Adesso i legali della Alpi Aviation di Pordenone, ultima preda italiana del disinvolto shopping cinese di tecnologia, garantiscono che la cessione a Pechino del controllo aziendale è avvenuta «in modo trasparente e nel rispetto della normativa». Eppure nelle carte dell'inchiesta della Guardia di finanza non c'è traccia né delle richieste né tantomeno delle autorizzazioni di cui l'azienda friulana avrebbe avuto bisogno anche solo per iniziare le trattative con il governo di Pechino. Perché un dato è certo: al termine della lunga serie di undici «scatole cinesi» (per l'appunto...) a monte della azienda di Hong Kong che ha rilevato il 75% di Alpi Aviation si approda alla Sasac, la commissione per la supervisione dei beni di Stato del regime comunista, e al comitato di sviluppo della zona di Wuxi Liyuan. Era il governo cinese, insomma, a tenere le chiavi dei segreti industriali ad alta tecnologia industriale dell'azienda italiana, quelli che l'avevano fatta inserire nell'elenco dei fornitori del nostro apparato di difesa. Un business ghiotto ma soggetto a regole precise: non si tratta con gli stranieri senza il permesso di Palazzo Chigi. «In discussione - spiega il comandante delle fiamme gialle di Pordenone, Stefano Commentucci - non c'è l'ingresso in Italia di capitali stranieri, che è positivo se riconducibile a vere operazioni di investimento. C'è l'esigenza di tutelare in alcuni settori, come la sicurezza e ora la sanità, le esigenze del paese attraverso autorizzazioni e controlli». Che in questo caso sono stati aggirati. Tra le tecnologie finite così in mano ai cinesi, quella per la produzione dei sistemi Uav (Unmanned aerial vehicle), dei droni bellici di ultima generazione conformi agli standard Nato. Nel registro degli indagati della Procura finiscono sei nomi: tre sono dirigenti italiani della Alpi Aviation, tre sono cittadini della Repubblica popolare che nello stabilimento friulano si muovevano ormai da padroni.
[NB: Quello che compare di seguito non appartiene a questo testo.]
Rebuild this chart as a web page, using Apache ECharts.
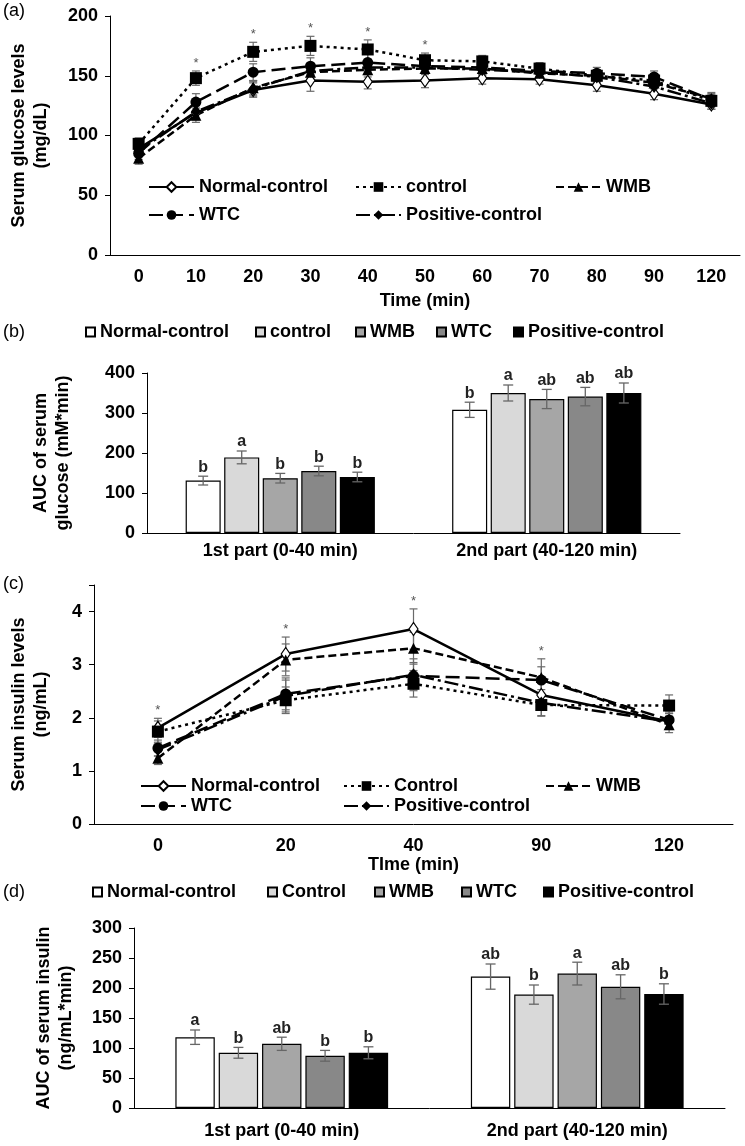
<!DOCTYPE html>
<html><head><meta charset="utf-8">
<script src="https://cdn.jsdelivr.net/npm/echarts@6/dist/echarts.min.js"></script>
<style>html,body{margin:0;padding:0;background:#fff}#c{width:745px;height:1146px}</style>
</head><body><div id="c"></div><script>
// ---------- DATA ----------
// (a) serum glucose (mg/dL)
const timeGlucose = ['0','10','20','30','40','50','60','70','80','90','120'];
const glucNormal  = [89,119,138,146,145,146,148,147,142,135,126];
const glucControl = [93,148,170,175,172,163,162,156,150,146,129];
const glucWMB     = [81,117,140,153,155,156,156,152,150,144,131];
const glucWTC     = [85,128,153,158,161,158,157,154,152,149,130];
const glucPos     = [87,120,139,154,157,157,155,153,149,141,127];
const glucNormalErr  = [5,6,6,9,6,6,5,4,5,5,4];
const glucControlErr = [5,6,8,8,8,6,5,5,5,5,5];
const glucWMBErr     = [5,6,6,6,6,5,5,5,5,5,5];
const glucWTCErr     = [5,7,7,7,7,6,6,5,5,5,5];
const glucPosErr     = [5,6,6,6,6,5,5,5,5,5,5];
const glucSigIdx = [1,2,3,4,5];

// (b) AUC of serum glucose
const partCats = ['1st part (0-40 min)','2nd part (40-120 min)'];
const aucGlucNormal  = [131,308];
const aucGlucControl = [189,350];
const aucGlucWMB     = [137,335];
const aucGlucWTC     = [155,341];
const aucGlucPos     = [140,350];
const aucGlucNormalErr  = [11,19];
const aucGlucControlErr = [16,20];
const aucGlucWMBErr     = [12,24];
const aucGlucWTCErr     = [12,23];
const aucGlucPosErr     = [12,25];
const aucGlucLetters = [['b','b'],['a','a'],['b','ab'],['b','ab'],['b','ab']];

// (c) serum insulin (ng/mL)
const timeInsulin = ['0','20','40','90','120'];
const insNormal  = [1.81,3.20,3.67,2.43,1.93];
const insControl = [1.74,2.33,2.64,2.24,2.23];
const insWMB     = [1.24,3.09,3.31,2.76,1.87];
const insWTC     = [1.43,2.45,2.79,2.71,1.96];
const insPos     = [1.40,2.41,2.81,2.28,1.93];
const insNormalErr  = [0.18,0.32,0.38,0.22,0.15];
const insControlErr = [0.20,0.25,0.25,0.20,0.20];
const insWMBErr     = [0.12,0.30,0.30,0.35,0.15];
const insWTCErr     = [0.15,0.30,0.25,0.25,0.15];
const insPosErr     = [0.12,0.30,0.30,0.25,0.15];
const insSigIdx = [0,1,2,3];

// (d) AUC of serum insulin
const aucInsNormal  = [118,219];
const aucInsControl = [92,189];
const aucInsWMB     = [107,224];
const aucInsWTC     = [87,202];
const aucInsPos     = [92,190];
const aucInsNormalErr  = [12,21];
const aucInsControlErr = [9,16];
const aucInsWMBErr     = [11,19];
const aucInsWTCErr     = [9,20];
const aucInsPosErr     = [10,17];
const aucInsLetters = [['a','ab'],['b','b'],['ab','a'],['b','ab'],['b','b']];

const glucAxis = [0,50,100,150,200];
const aucGlucAxis = [0,100,200,300,400];
const insAxis = [0,1,2,3,4];
const aucInsAxis = [0,50,100,150,200,250,300];

// ---------- STYLE ----------
const F = "'Liberation Sans', Arial, sans-serif";
const FS = 18;
const lineDefs = [
  {key:'Normal-control', symbol:'diamond', size:[9,13], fill:'#fff', dash:'solid'},
  {key:'control', symbol:'rect', size:12, fill:'#000', dash:[3,4]},
  {key:'WMB', symbol:'triangle', size:11, fill:'#000', dash:[8,4]},
  {key:'WTC', symbol:'circle', size:11, fill:'#000', dash:[14,6]},
  {key:'Positive-control', symbol:'diamond', size:[10,13], fill:'#000', dash:[14,4,3,4]}
];
const barColors = ['#ffffff','#d9d9d9','#a6a6a6','#888888','#000000'];

const series = [];
function errRender(params, api) {
  const x = api.value(0), v = api.value(1), e = api.value(2);
  const p1 = api.coord([x, v + e]), p2 = api.coord([x, v - e]);
  const w = 4, st = {stroke:'#6a6a6a', lineWidth:1.2};
  return {type:'group', children:[
    {type:'line', shape:{x1:p1[0],y1:p1[1],x2:p2[0],y2:p2[1]}, style:st},
    {type:'line', shape:{x1:p1[0]-w,y1:p1[1],x2:p1[0]+w,y2:p1[1]}, style:st},
    {type:'line', shape:{x1:p2[0]-w,y1:p2[1],x2:p2[0]+w,y2:p2[1]}, style:st}
  ]};
}
function starRender(params, api) {
  const p = api.coord([api.value(0), api.value(1)]);
  return {type:'text', style:{text:'*', x:p[0], y:p[1]-1, align:'center', verticalAlign:'bottom',
    fontSize:13, fontFamily:F, fill:'#555'}};
}
function addLinePanel(gi, suffix, names, vals, errs, sigIdx, sigMode) {
  vals.forEach((vArr, k) => {
    series.push({type:'custom', xAxisIndex:gi, yAxisIndex:gi, z:1, silent:true,
      renderItem: errRender, data: vArr.map((v,i)=>[i, v, errs[k][i]])});
  });
  vals.forEach((vArr, k) => {
    const d = lineDefs[k];
    series.push({type:'line', name: names[k] + suffix, xAxisIndex:gi, yAxisIndex:gi, z:3,
      data: vArr, symbol:d.symbol, symbolSize:d.size, showAllSymbol:true,
      lineStyle:{color:'#000', width:2.5, type:d.dash},
      itemStyle:{color:d.fill, borderColor:'#000', borderWidth:d.fill==='#fff'?1.2:0},
      emphasis:{disabled:true}});
  });
  const starData = sigIdx.map(i => {
    let top;
    if (sigMode === 'control') top = vals[1][i] + errs[1][i];
    else top = Math.max(...vals.map((a,k)=>a[i] + errs[k][i]));
    return [i, top];
  });
  series.push({type:'custom', xAxisIndex:gi, yAxisIndex:gi, z:4, silent:true, renderItem: starRender, data: starData});
}
function addBarPanel(gi, suffix, names, vals, errs, letters, catGap, barGap) {
  vals.forEach((vArr, k) => {
    series.push({type:'bar', name: names[k] + suffix, xAxisIndex:gi, yAxisIndex:gi, data: vArr,
      barCategoryGap: (catGap*100)+'%', barGap: (barGap*100)+'%',
      itemStyle:{color: barColors[k], borderColor:'#000', borderWidth:1.2}, emphasis:{disabled:true}});
  });
  vals.forEach((vArr, k) => {
    series.push({type:'custom', xAxisIndex:gi, yAxisIndex:gi, z:5, silent:true,
      data: vArr.map((v,i)=>[i, v, errs[k][i]]),
      renderItem: function(params, api) {
        const ci = api.value(0), v = api.value(1), e = api.value(2);
        const bandW = api.size([1,0])[0], n = 5;
        const bw = bandW * (1 - catGap) / (n + (n-1)*barGap);
        const total = bw*n + bw*barGap*(n-1);
        const off = -total/2 + k*bw*(1+barGap) + bw/2;
        const x = api.coord([ci, v])[0] + off;
        const yt = api.coord([ci, v+e])[1], yb = api.coord([ci, v-e])[1];
        const w = 5, st = {stroke:'#666', lineWidth:1.3};
        return {type:'group', children:[
          {type:'line', shape:{x1:x,y1:yt,x2:x,y2:yb}, style:st},
          {type:'line', shape:{x1:x-w,y1:yt,x2:x+w,y2:yt}, style:st},
          {type:'line', shape:{x1:x-w,y1:yb,x2:x+w,y2:yb}, style:st},
          {type:'text', style:{text: letters[k][params.dataIndex], x:x, y:yt-1, align:'center', verticalAlign:'bottom',
            fontSize:16, fontWeight:'bold', fontFamily:F, fill:'#222'}}
        ]};
      }});
  });
}

const namesA = ['Normal-control','control','WMB','WTC','Positive-control'];
const namesC = ['Normal-control','Control','WMB','WTC','Positive-control'];

addLinePanel(0, '|a', namesA, [glucNormal,glucControl,glucWMB,glucWTC,glucPos],
  [glucNormalErr,glucControlErr,glucWMBErr,glucWTCErr,glucPosErr], glucSigIdx, 'control');
addBarPanel(1, '|b', namesA, [aucGlucNormal,aucGlucControl,aucGlucWMB,aucGlucWTC,aucGlucPos],
  [aucGlucNormalErr,aucGlucControlErr,aucGlucWMBErr,aucGlucWTCErr,aucGlucPosErr], aucGlucLetters, 0.29, 0.1);
addLinePanel(2, '|c', namesC, [insNormal,insControl,insWMB,insWTC,insPos],
  [insNormalErr,insControlErr,insWMBErr,insWTCErr,insPosErr], insSigIdx, 'max');
addBarPanel(3, '|d', namesC, [aucInsNormal,aucInsControl,aucInsWMB,aucInsWTC,aucInsPos],
  [aucInsNormalErr,aucInsControlErr,aucInsWMBErr,aucInsWTCErr,aucInsPosErr], aucInsLetters, 0.28, 0.1);

// ---------- LAYOUT ----------
const grids = [
  {left:105, right:5,  top:16,  height:239},
  {left:147, right:65, top:373, height:160},
  {left:90,  right:12, top:585, height:239},
  {left:134, right:20, top:928, height:180}
];
const labelStyle = {fontSize:FS, fontWeight:'bold', fontFamily:F, color:'#000'};
const axisLine = {show:true, lineStyle:{color:'#000', width:1}};
const xAxes = [
  {gridIndex:0, type:'category', data:timeGlucose, name:'Time (min)', nameLocation:'middle', nameGap:37,
   nameTextStyle:labelStyle, axisLabel:Object.assign({margin:13, interval:0}, labelStyle), axisTick:{show:false}, axisLine},
  {gridIndex:1, type:'category', data:partCats, axisLabel:Object.assign({margin:9, interval:0}, labelStyle), axisTick:{show:false}, axisLine},
  {gridIndex:2, type:'category', data:timeInsulin, name:'TIme (min)', nameLocation:'middle', nameGap:32,
   nameTextStyle:labelStyle, axisLabel:Object.assign({margin:13, interval:0}, labelStyle), axisTick:{show:false}, axisLine},
  {gridIndex:3, type:'category', data:partCats, axisLabel:Object.assign({margin:14, interval:0}, labelStyle), axisTick:{show:false}, axisLine}
];
function yAx(gi, ticks, name, gap, extraMax) {
  const iv = ticks[1] - ticks[0];
  return {gridIndex:gi, type:'value', min:ticks[0], max: extraMax != null ? extraMax : ticks[ticks.length-1], interval:iv,
    name, nameLocation:'middle', nameRotate:90, nameGap:gap,
    nameTextStyle:{fontSize:FS, fontWeight:'bold', fontFamily:F, color:'#000', lineHeight:22},
    axisLabel:Object.assign({margin:12, formatter: v => ticks.includes(v) ? String(v) : ''}, labelStyle),
    axisTick:{show:true, length:5, lineStyle:{color:'#000'}}, axisLine, splitLine:{show:false}};
}
const yAxes = [
  yAx(0, glucAxis, 'Serum glucose levels\n(mg/dL)', 58),
  yAx(1, aucGlucAxis, 'AUC of serum\nglucose (mM*min)', 73),
  yAx(2, insAxis, 'Serum insulin levels\n(ng/mL)', 42, 4.5),
  yAx(3, aucInsAxis, 'AUC of serum insulin\n(ng/mL*min)', 57)
];

// legends: one component per item for exact placement
const legendText = {fontSize:FS, fontWeight:'bold', fontFamily:F, color:'#000', lineHeight:20};
const legends = [];
function addLegend(name, left, cy, isBar) {
  const l = {left, top: cy - 10, data:[name], selectedMode:false, padding:0,
    formatter: n => n.split('|')[0], textStyle: legendText};
  if (isBar) { l.icon = 'rect'; l.itemWidth = 9; l.itemHeight = 9; l.itemGap = 4; }
  else { l.itemWidth = 45; l.itemHeight = 12; }
  legends.push(l);
}
const posA = [[148,187],[355,187],[555,187],[148,215],[355,215]];
namesA.forEach((n,k)=>addLegend(n+'|a', posA[k][0], posA[k][1], false));
const posB = [[85,332],[255,332],[355,332],[436,332],[513,332]];
namesA.forEach((n,k)=>addLegend(n+'|b', posB[k][0], posB[k][1], true));
const posC = [[140,786],[343,786],[545,786],[140,806],[343,806]];
namesC.forEach((n,k)=>addLegend(n+'|c', posC[k][0], posC[k][1], false));
const posD = [[92,892],[267,892],[374,892],[461,892],[543,892]];
namesC.forEach((n,k)=>addLegend(n+'|d', posD[k][0], posD[k][1], true));

const panelLabel = (t, top) => ({type:'text', left:3, top, style:{text:t, fontSize:18, fontFamily:F, fill:'#000'}});

const chart = echarts.init(document.getElementById('c'), null, {renderer:'canvas'});
chart.setOption({
  animation:false,
  backgroundColor:'#fff',
  grid: grids,
  xAxis: xAxes,
  yAxis: yAxes,
  legend: legends,
  graphic: [panelLabel('(a)',2), panelLabel('(b)',323), panelLabel('(c)',575), panelLabel('(d)',883)],
  series
});
</script></body></html>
Delle incursioni cinesi nei settori strategici italiani - dai porti alle telecomunicazioni - sono piene le cronache economiche e le denunce di politici di centrodestra, primo fra tutti il neopresidente del Copasir Adolfo Urso. Ma la gravità della vicenda Alpi Aviation è tale che deve muoversi anche il Pd, con la capogruppo alla Camera Deborah Serracchiani che lancia l'allarme sulla «pulsione espansiva» del governo cinese. Che non si fermavano solo alla Alpi: sul tavolo Pechino era pronta a mettere fino a cento milioni per acquisire una azienda milanese di punta nel settore dell'ambiente e dei rifiuti, altro business crescente. Ma l'accordo non è stato raggiunto.
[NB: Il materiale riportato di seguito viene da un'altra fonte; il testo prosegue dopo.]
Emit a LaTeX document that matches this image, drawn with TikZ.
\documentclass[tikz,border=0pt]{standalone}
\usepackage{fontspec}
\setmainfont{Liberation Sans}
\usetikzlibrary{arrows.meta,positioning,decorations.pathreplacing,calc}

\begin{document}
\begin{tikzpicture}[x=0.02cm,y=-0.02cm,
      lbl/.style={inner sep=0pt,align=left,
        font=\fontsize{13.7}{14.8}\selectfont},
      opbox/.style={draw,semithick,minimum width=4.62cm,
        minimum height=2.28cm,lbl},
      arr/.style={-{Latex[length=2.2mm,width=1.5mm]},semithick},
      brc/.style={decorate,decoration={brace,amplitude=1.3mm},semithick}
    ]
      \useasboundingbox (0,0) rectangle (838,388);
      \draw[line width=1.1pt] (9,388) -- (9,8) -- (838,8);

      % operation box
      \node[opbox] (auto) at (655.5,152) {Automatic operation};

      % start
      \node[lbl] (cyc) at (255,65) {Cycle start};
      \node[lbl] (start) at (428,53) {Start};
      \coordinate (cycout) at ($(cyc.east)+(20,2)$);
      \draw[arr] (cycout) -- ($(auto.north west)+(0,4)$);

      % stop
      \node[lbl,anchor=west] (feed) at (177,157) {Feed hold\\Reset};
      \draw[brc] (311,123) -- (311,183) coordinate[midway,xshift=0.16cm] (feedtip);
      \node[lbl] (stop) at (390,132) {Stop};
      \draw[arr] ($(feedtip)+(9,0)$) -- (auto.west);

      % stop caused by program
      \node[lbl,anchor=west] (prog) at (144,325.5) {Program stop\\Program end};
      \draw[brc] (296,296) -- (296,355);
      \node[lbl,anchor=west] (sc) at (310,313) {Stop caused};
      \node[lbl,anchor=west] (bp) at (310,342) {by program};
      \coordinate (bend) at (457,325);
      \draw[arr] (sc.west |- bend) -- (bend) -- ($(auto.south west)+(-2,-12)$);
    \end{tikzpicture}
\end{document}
A Pordenone, invece, l'accordo era stato raggiunto eccome: a partire dal 2018 i cinesi versano un prezzo novanta volte superiore al costo nominale per impadronirsi della maggioranza dell'azienda che produce i droni.
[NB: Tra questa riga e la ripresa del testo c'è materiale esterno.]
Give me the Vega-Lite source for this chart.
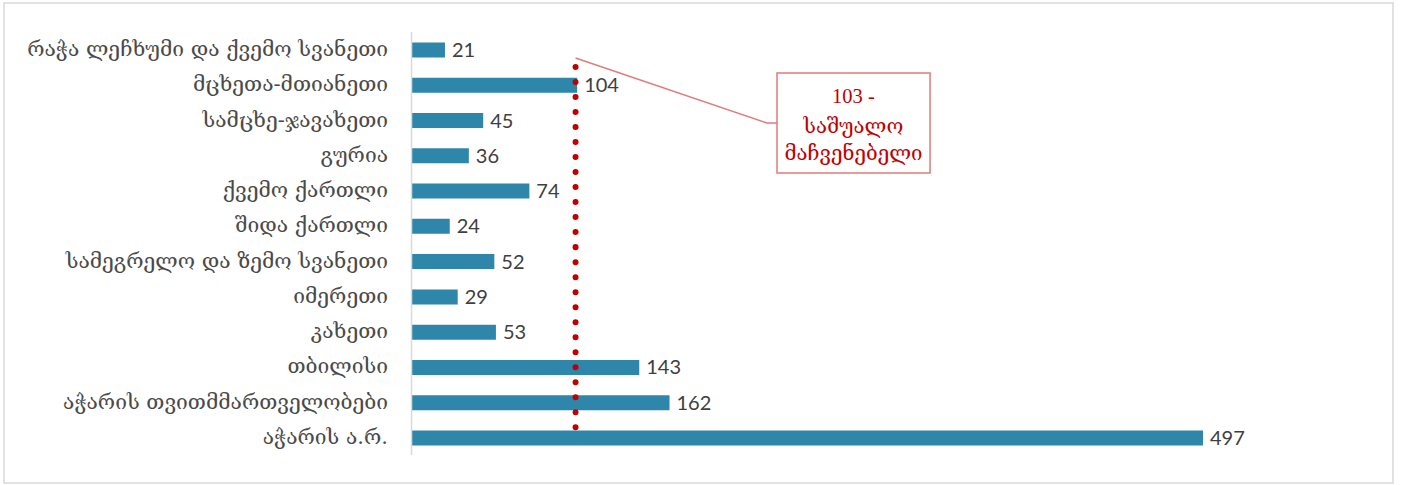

Che a muoversi sul filo del rasoio non era peraltro nuova: dai documenti riservati rivelati da Wikileaks si scopriva che già nel 2009 l'intelligence americana aveva segnato agli omologhi italiani una serie di triangolazioni con Giappone e Iran che permetteva l'approdo al regime di Teheran di tecnologie ad alto rischio. Nonostante la diffusione dei cablo, i rapporti tra Alpi Aviation e le dittature straniere erano proseguiti al punto che lo stand dell'azienda italiana era stato presente nel 2019 alla Fiera internazionale di Shanghai.